■ Dataset content
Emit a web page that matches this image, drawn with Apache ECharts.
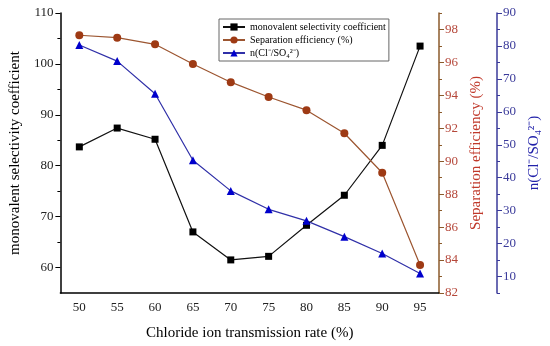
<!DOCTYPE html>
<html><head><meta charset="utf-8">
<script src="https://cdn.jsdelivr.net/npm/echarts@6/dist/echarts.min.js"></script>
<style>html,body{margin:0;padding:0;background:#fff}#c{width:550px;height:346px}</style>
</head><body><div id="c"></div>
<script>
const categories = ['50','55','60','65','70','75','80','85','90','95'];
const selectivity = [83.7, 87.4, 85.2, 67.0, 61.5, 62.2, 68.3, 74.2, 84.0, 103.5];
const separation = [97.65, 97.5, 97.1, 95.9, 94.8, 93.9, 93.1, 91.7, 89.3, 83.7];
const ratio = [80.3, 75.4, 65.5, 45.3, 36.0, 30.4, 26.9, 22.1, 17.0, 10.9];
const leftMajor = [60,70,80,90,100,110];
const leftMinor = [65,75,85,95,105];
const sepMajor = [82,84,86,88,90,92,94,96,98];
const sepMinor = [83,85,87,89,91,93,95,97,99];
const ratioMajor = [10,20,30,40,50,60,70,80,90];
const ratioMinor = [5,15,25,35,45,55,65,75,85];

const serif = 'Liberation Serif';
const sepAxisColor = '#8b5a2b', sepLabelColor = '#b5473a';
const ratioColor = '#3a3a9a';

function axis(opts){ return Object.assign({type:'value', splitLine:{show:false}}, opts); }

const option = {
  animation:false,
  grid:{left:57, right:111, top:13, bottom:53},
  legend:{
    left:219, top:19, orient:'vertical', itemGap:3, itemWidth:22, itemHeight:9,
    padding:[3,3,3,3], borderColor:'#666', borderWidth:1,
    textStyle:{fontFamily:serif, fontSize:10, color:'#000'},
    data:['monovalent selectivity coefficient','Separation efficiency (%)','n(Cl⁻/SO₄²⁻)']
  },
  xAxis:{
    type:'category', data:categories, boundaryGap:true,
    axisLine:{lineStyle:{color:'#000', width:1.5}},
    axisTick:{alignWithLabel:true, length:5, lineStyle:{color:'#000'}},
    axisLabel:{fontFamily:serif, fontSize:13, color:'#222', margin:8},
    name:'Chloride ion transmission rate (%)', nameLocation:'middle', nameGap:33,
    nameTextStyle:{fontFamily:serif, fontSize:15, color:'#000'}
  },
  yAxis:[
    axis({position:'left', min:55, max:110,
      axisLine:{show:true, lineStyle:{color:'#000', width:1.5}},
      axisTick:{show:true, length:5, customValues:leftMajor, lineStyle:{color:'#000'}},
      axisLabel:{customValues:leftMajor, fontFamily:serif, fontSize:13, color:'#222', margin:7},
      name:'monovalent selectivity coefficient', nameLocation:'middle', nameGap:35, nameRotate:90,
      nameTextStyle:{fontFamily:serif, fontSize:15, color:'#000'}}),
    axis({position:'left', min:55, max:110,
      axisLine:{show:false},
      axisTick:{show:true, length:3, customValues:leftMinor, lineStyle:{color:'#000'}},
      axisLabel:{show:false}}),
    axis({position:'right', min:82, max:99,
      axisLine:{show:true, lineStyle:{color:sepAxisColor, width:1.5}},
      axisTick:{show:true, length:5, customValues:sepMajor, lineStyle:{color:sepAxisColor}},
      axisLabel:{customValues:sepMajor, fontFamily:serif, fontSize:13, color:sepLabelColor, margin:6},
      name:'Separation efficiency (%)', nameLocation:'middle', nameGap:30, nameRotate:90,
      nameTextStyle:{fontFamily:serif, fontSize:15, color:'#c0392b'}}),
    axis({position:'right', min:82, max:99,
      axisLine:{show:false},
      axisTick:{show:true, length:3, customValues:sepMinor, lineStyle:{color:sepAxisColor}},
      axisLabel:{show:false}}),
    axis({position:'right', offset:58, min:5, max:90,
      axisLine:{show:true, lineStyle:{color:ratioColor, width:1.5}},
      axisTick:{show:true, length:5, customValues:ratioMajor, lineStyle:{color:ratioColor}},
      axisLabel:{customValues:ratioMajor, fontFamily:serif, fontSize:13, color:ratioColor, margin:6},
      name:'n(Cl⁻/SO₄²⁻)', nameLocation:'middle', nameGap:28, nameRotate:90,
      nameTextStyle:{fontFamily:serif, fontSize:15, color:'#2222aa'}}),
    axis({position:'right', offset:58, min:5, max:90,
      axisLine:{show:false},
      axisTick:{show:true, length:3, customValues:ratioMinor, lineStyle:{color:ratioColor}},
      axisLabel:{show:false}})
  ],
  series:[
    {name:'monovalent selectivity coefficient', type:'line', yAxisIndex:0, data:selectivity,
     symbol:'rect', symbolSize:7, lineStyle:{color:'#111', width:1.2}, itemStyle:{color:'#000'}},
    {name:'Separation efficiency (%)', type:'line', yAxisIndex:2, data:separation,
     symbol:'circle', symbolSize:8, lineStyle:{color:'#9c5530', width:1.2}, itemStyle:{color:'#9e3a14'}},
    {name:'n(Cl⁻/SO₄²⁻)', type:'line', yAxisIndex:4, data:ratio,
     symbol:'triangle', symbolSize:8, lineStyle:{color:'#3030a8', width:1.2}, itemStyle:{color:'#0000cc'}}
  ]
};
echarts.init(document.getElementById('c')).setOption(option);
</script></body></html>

...

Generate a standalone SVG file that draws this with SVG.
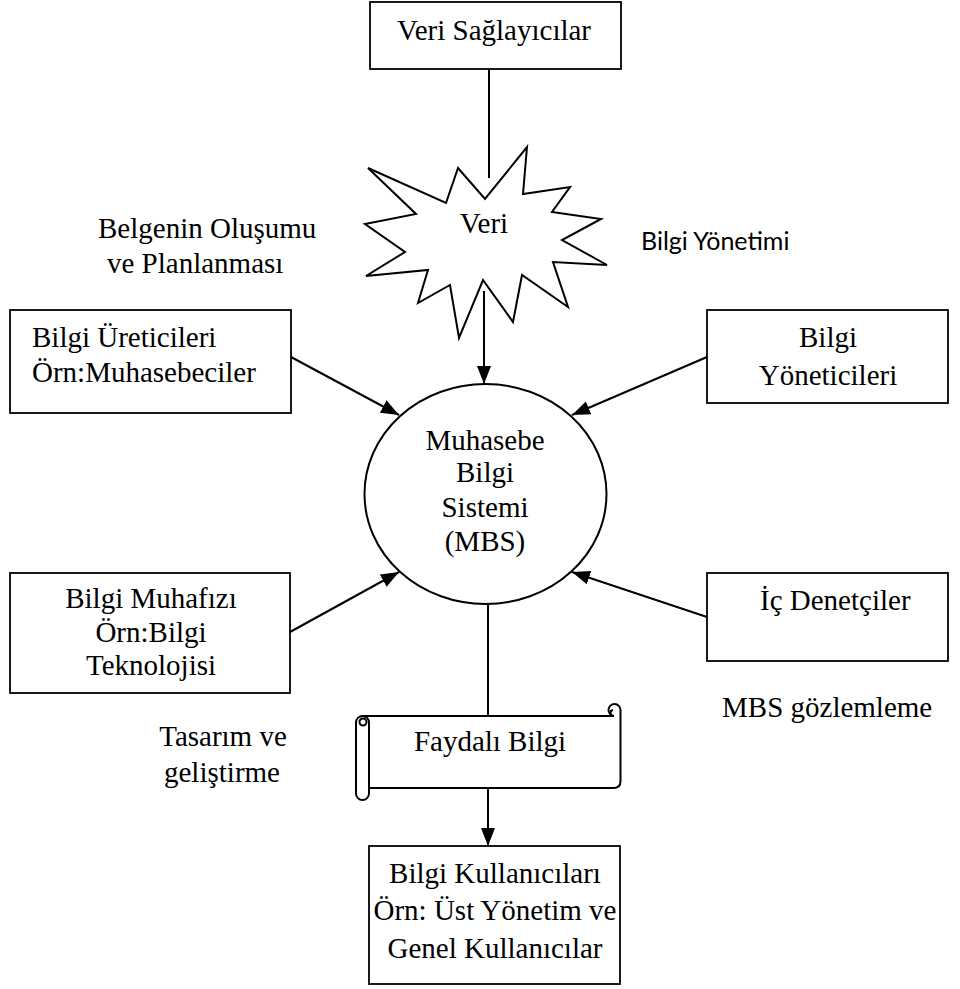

■ Short task
Using the entries above, repeat exactly the lines from the one with "Emit a web page" to the one with "const ratioColor = '#3a3a9a';", both included, and leave the pictures behind.

■ Exercise output
Emit a web page that matches this image, drawn with Apache ECharts.
<!DOCTYPE html>
<html><head><meta charset="utf-8">
<script src="https://cdn.jsdelivr.net/npm/echarts@6/dist/echarts.min.js"></script>
<style>html,body{margin:0;padding:0;background:#fff}#c{width:550px;height:346px}</style>
</head><body><div id="c"></div>
<script>
const categories = ['50','55','60','65','70','75','80','85','90','95'];
const selectivity = [83.7, 87.4, 85.2, 67.0, 61.5, 62.2, 68.3, 74.2, 84.0, 103.5];
const separation = [97.65, 97.5, 97.1, 95.9, 94.8, 93.9, 93.1, 91.7, 89.3, 83.7];
const ratio = [80.3, 75.4, 65.5, 45.3, 36.0, 30.4, 26.9, 22.1, 17.0, 10.9];
const leftMajor = [60,70,80,90,100,110];
const leftMinor = [65,75,85,95,105];
const sepMajor = [82,84,86,88,90,92,94,96,98];
const sepMinor = [83,85,87,89,91,93,95,97,99];
const ratioMajor = [10,20,30,40,50,60,70,80,90];
const ratioMinor = [5,15,25,35,45,55,65,75,85];

const serif = 'Liberation Serif';
const sepAxisColor = '#8b5a2b', sepLabelColor = '#b5473a';
const ratioColor = '#3a3a9a';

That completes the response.